# [REQUIRED TASK]
In the listing below, find every line containing "that" and copy it out.

# [MATERIAL PROVIDED]
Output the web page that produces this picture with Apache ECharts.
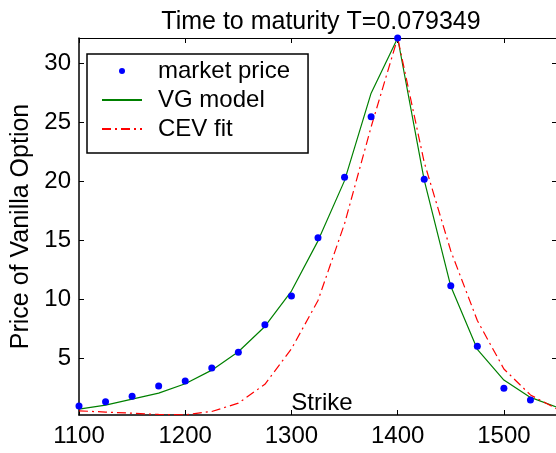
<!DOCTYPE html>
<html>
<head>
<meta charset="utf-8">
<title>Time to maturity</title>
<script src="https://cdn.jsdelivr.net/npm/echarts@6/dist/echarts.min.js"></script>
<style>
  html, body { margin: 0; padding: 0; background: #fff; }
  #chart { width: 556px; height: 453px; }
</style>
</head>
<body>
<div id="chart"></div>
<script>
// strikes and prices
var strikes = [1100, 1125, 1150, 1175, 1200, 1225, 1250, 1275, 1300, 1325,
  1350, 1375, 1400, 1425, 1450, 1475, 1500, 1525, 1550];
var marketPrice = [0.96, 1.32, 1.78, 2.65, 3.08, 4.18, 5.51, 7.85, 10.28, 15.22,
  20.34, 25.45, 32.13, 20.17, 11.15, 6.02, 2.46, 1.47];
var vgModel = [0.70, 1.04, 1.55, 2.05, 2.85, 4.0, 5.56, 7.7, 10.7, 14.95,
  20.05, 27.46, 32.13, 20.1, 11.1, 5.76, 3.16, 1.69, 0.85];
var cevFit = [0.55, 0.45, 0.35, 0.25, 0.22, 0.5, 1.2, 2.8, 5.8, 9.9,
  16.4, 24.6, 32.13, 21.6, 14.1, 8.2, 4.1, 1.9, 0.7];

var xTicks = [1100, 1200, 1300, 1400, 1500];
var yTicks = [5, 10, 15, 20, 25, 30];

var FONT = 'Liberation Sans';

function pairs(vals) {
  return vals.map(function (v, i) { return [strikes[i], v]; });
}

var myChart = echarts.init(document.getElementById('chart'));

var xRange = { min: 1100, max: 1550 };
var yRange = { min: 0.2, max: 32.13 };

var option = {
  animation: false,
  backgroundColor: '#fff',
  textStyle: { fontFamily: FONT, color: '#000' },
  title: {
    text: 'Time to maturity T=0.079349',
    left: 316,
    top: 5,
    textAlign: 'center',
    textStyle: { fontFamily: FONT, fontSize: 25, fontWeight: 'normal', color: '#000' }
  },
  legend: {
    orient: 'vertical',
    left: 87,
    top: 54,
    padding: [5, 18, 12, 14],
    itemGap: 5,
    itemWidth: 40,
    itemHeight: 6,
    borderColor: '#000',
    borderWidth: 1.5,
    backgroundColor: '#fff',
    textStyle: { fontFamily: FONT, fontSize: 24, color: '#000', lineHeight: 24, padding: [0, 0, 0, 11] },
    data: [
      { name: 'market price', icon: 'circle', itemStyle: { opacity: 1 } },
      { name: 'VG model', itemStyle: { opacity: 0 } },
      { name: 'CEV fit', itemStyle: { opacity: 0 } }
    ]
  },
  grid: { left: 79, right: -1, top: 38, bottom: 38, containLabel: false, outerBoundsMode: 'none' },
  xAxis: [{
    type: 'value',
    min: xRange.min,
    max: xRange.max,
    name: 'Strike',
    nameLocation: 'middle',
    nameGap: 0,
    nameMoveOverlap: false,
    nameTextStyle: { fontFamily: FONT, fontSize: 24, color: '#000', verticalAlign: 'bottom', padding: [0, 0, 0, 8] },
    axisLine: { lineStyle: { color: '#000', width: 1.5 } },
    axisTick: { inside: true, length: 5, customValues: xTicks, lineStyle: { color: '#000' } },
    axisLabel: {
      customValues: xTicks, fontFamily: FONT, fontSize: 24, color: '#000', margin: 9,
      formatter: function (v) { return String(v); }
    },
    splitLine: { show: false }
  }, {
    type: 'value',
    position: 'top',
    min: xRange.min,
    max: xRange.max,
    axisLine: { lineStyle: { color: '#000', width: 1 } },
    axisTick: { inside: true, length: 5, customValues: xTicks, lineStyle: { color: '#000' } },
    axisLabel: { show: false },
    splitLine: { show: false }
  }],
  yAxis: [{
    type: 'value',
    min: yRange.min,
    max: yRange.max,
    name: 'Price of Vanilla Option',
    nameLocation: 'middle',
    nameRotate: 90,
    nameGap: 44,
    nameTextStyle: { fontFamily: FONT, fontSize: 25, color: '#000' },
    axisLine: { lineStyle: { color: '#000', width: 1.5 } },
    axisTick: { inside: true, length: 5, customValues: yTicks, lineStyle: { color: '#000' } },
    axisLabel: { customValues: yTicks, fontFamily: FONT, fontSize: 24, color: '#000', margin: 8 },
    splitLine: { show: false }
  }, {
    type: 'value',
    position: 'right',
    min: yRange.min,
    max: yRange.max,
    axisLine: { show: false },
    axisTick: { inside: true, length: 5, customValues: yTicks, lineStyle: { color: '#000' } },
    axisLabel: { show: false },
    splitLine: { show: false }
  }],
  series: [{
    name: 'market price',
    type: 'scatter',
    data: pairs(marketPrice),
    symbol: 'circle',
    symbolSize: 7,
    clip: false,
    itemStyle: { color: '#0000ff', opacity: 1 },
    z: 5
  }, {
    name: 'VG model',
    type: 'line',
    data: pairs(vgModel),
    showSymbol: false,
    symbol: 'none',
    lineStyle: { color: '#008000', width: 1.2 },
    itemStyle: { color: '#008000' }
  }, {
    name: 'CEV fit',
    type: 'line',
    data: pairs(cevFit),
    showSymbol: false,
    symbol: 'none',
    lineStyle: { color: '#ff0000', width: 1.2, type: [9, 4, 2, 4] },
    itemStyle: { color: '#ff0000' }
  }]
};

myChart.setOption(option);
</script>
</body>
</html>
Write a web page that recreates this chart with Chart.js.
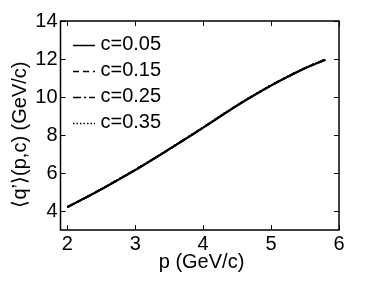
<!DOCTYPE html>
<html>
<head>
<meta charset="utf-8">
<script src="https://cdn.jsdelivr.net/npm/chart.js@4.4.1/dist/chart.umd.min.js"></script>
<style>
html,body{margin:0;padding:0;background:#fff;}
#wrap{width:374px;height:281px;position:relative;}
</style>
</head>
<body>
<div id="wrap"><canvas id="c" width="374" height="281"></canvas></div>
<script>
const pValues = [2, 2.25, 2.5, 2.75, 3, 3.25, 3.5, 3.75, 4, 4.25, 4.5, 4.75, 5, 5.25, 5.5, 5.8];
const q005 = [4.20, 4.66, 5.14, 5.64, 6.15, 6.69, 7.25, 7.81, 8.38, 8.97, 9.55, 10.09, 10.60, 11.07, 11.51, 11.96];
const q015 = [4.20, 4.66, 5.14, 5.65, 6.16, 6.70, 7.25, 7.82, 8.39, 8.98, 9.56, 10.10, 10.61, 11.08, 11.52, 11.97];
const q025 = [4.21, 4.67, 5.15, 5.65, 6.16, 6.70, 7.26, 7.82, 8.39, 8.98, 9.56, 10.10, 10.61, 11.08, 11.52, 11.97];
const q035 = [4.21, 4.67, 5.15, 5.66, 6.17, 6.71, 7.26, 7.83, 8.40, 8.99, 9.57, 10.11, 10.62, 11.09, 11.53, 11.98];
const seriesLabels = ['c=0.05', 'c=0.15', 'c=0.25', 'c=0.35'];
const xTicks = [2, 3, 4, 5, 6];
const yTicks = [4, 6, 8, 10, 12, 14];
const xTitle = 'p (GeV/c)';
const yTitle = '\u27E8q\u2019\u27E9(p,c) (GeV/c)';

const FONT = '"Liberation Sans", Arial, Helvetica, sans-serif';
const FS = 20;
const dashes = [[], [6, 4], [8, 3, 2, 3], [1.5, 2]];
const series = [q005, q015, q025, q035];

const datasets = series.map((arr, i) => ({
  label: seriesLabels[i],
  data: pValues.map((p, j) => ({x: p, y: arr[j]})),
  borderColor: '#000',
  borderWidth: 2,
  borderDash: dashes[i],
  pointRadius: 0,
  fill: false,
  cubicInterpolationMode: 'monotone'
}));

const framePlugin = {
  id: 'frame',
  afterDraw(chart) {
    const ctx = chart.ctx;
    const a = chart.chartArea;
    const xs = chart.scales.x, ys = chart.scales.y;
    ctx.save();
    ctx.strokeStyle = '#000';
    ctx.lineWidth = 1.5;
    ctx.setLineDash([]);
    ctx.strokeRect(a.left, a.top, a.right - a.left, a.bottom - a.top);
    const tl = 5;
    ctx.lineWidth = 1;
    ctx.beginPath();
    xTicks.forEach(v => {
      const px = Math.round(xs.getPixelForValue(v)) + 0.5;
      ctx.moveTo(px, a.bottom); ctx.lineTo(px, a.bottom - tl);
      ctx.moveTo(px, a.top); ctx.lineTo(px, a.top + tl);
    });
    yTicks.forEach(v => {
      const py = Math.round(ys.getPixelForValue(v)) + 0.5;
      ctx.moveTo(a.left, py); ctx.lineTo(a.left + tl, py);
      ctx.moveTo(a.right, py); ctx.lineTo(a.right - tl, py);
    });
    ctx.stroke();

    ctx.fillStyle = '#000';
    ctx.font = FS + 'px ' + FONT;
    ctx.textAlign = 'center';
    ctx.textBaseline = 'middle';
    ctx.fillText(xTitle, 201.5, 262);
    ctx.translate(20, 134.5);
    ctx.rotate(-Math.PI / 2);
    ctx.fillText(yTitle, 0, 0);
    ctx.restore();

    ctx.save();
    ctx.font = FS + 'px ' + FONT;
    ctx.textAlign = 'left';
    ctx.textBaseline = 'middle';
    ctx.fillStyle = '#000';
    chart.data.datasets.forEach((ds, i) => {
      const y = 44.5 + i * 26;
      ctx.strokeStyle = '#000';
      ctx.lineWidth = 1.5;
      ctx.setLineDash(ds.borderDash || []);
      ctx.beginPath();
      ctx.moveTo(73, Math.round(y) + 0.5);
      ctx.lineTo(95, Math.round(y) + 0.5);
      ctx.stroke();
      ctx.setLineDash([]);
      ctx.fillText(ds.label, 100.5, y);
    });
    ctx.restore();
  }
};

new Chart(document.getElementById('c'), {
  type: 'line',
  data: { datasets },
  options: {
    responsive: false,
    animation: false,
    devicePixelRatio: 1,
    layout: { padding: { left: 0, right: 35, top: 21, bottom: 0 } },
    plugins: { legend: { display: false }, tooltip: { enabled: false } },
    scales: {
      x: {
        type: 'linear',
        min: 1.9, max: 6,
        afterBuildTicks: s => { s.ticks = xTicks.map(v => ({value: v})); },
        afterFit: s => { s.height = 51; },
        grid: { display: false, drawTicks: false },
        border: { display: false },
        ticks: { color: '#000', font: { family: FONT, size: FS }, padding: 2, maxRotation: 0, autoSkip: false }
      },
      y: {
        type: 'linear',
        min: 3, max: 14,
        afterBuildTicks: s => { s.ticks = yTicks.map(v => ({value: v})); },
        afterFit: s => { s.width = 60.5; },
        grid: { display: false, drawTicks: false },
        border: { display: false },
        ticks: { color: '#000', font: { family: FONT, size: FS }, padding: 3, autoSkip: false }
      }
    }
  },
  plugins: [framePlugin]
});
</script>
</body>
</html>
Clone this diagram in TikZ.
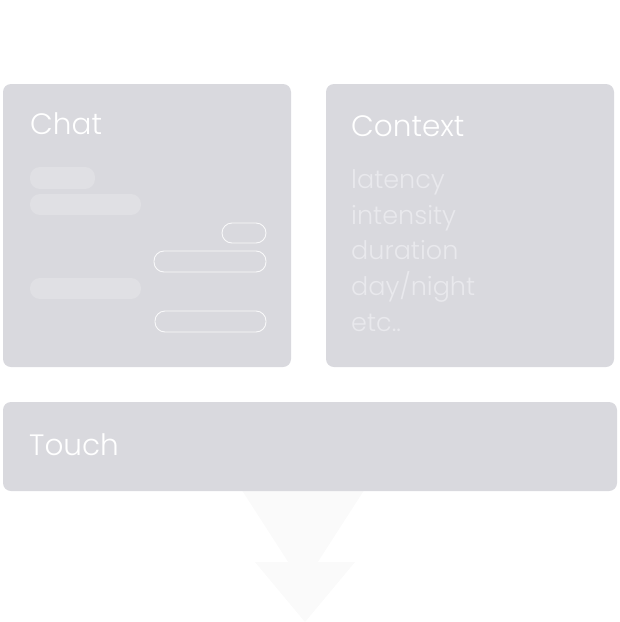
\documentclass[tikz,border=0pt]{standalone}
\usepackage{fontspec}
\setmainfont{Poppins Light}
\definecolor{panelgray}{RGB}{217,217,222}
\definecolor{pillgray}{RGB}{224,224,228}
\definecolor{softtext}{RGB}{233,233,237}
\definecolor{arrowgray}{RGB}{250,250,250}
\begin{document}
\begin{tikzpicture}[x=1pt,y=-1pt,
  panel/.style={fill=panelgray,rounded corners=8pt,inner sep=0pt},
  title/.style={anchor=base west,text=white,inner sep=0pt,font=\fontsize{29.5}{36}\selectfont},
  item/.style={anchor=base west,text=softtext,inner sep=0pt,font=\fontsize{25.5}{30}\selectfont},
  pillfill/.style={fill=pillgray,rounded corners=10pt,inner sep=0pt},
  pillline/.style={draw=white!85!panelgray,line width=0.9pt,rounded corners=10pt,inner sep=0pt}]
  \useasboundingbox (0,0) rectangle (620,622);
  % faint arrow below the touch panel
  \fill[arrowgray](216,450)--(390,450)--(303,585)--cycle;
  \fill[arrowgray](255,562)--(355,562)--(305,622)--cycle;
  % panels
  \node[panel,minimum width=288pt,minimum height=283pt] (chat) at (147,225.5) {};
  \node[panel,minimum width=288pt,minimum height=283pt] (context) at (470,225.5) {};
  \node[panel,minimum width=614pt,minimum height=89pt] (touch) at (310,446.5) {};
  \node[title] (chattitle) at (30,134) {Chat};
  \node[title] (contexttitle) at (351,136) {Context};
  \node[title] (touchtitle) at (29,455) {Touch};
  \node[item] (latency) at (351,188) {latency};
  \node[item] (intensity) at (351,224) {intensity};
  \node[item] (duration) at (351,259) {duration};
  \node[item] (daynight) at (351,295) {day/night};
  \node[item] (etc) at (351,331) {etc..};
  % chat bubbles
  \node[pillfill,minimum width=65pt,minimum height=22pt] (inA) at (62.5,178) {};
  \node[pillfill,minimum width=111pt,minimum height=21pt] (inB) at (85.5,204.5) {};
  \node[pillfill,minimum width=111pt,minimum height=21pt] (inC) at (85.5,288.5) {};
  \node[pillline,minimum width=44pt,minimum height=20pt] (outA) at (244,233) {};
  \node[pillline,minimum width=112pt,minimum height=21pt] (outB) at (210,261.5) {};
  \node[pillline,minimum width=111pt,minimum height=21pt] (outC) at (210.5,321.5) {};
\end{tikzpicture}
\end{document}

# [RESULT BELOW]
Output the web page that produces this picture with Apache ECharts.
Write a web page that recreates this chart with Chart.js.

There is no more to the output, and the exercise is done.